Understanding scope helps grasp how memory is used efficiently and safely in programs.
Encapsulation in Object-Oriented Programming
Scope limits access to variables, similar to how encapsulation hides data inside objects.
Knowing variable scope builds intuition for controlling access to data in classes and objects.
Linguistics - Contextual Meaning
Just like words have meaning depending on context, variables have meaning depending on scope.
Recognizing how context changes meaning in language helps understand how scope changes variable visibility.
Common Pitfalls
#1Using a variable outside its block scope.
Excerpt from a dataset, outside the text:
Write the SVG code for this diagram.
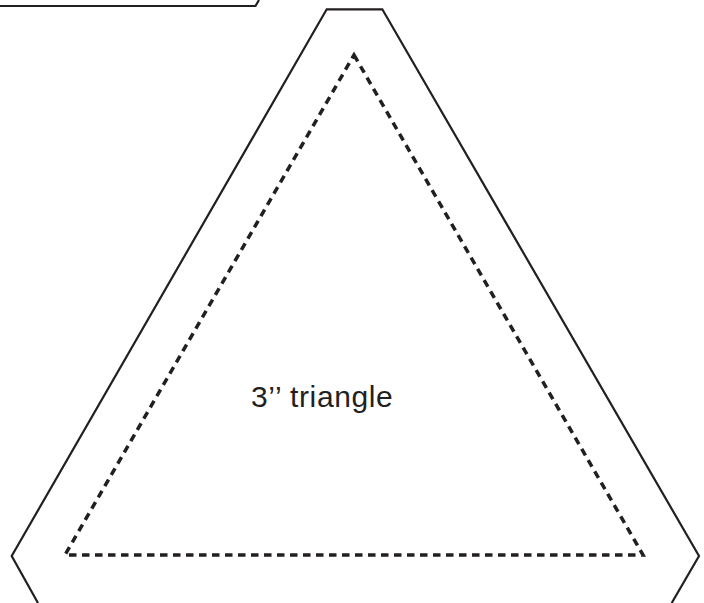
<svg xmlns="http://www.w3.org/2000/svg" width="704" height="603" viewBox="0 0 704 603">
  <style>
    .cut { fill: none; stroke: #231f20; stroke-width: 2.2; stroke-linejoin: miter; }
    .sew { fill: none; stroke: #231f20; stroke-width: 3.5; stroke-dasharray: 7.5 5.5; stroke-linejoin: miter; }
    .lbl { font-family: "Liberation Sans", Arial, sans-serif; font-size: 30px; letter-spacing: 0.6px; fill: #231f20; }
  </style>
  <rect width="704" height="603" fill="#ffffff"/>
  <g id="neighbour-piece">
    <polyline class="cut" points="0,6 255.5,6 259,0"/>
  </g>
  <g id="triangle-piece">
    <polyline class="cut" points="38,603 11.7,556 326.7,9.3 382.3,9.3 699,556 671.7,603"/>
    <polygon class="sew" points="354,55 643,555 65,555"/>
    <text class="lbl" x="251" y="407">3’’ triangle</text>
  </g>
</svg>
Wrong approach:void foo() { if (true) { int a = 5; } std::cout << a << std::endl; // error: 'a' not declared here }
Correct approach:void foo() { int a; if (true) { a = 5; } std::cout << a << std::endl; // works }
Root cause:Misunderstanding that variables declared inside blocks are not visible outside.
#2Assuming local variable changes affect global variable with same name.
Wrong approach:int x = 10; void foo() { int x = 5; x = 20; } // expecting global x to be 20 after foo()
Correct approach:int x = 10; void foo() { x = 20; // no local x declared, modifies global }
Root cause:Not realizing that declaring a local variable with the same name hides the global one.
#3Expecting static variables to reset each function call.
Wrong approach:void foo() { static int count = 0; count = 0; // resets every call count++; std::cout << count << std::endl; }
Correct approach:void foo() { static int count = 0; count++; std::cout << count << std::endl; }
Root cause:Misunderstanding that static variables keep their value between calls.
Key Takeaways
Variable scope defines where a variable can be accessed and used in a program.
Local variables exist only inside the function or block they are declared in, while global variables exist everywhere.
Shadowing happens when an inner scope variable hides an outer one with the same name, which can cause confusion.
Static variables inside functions keep their value between calls but are only visible inside that function.
Understanding scope helps manage memory, avoid bugs, and write clear, maintainable code.